Untuk menyelesaikan persoalan ini, pemerintah dan swasta diminta turut memperhatikan hal tersebut. Salah satu pihak swasta yang sudah mulai mencari solusi terkait sampah elektronik yaitu erafone. Perusahaan ritel dan distribusi gadget seluler di Indonesia, bagian dari Erajaya Digital ini, turut menghadirkan tempat daur ulang khusus drop box untuk sampah elektronik.
Di mana erafone mengklaim telah berhasil mengumpulkan dan mendaur ulang lebih dari 1.900 unit gawai dari awal tahun 2025 ini.
Group Chief of HC, GA, Litigation, and CSR at Erajaya Group, Jimmy Peranginangin mengungkapkan, dari kaca mata lingkungan, kegiatan tersebut memberikan dampak nyata yaitu mengurangi emisi karbon hingga 467 kg CO₂, menghemat energi sebesar 854 kWh, serta mengurangi kebutuhan lahan TPA/landfill sebesar 10 meter persegi.
"Ini menunjukkan bahwa langkah kecil dari konsumen, jika difasilitasi dengan benar, bisa menghasilkan dampak lingkungan yang signifikan dan terukur," ujar Jimmy.
Melalui erafone Jaga Bumi, Erajaya Group ingin menjadi bagian dari solusi atas isu lingkungan, tidak hanya bagi pelanggan tetapi juga demi masa depan bumi Indonesia, "Karena itu, kami mengajak semua pihak untuk membangun ekosistem pengelolaan e-waste yang inklusif, terstruktur, dan berkelanjutan," kata Jimmy.
Jimmy menambahkan, gerakan Erafone Jaga Bumi ini menjadi momentum bagi semua pihak untuk lebih bertanggung jawab sebagai konsumen, lebih kolaboratif sebagai masyarakat, dan lebih visioner sebagai pelaku usaha.
"Kami mengajak semua pihak untuk segera bertindak dengan tidak membuang e-waste sembarangan.
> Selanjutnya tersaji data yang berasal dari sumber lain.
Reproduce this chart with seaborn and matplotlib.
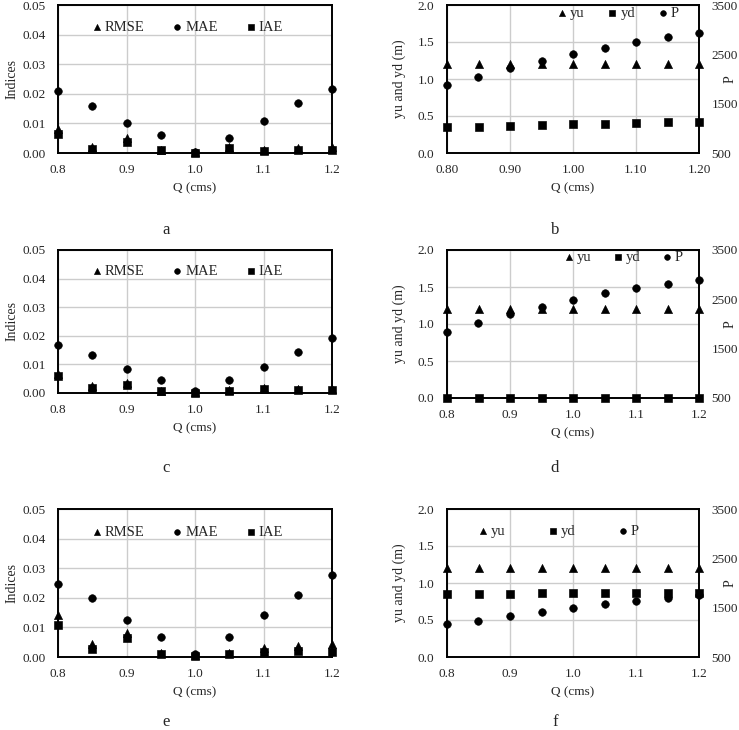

Mulailah dari langkah sederhana, seperti menyalurkan e-waste ke dropbox Erafone Jaga Bumi. Harapannya, program ini tidak hanya menjadi fasilitas, tetapi juga mendorong aksi kolektif untuk menjaga lingkungan," ujar Jimmy.
Pada tahap awal, kata Jimmy, sudah hadir sepuluh drop box di sepuluh gerai Erafone yang tersebar di Jabodebek. Sepanjang tahun ini, Erafone berencana menghadirkan sekitar 25–50 drop box di enam wilayah kerjanya. Menurut Jimmy, Erafone Jaga Bumi ini juga sebagai bagian komitmen dan implementasi ESG Erajaya group.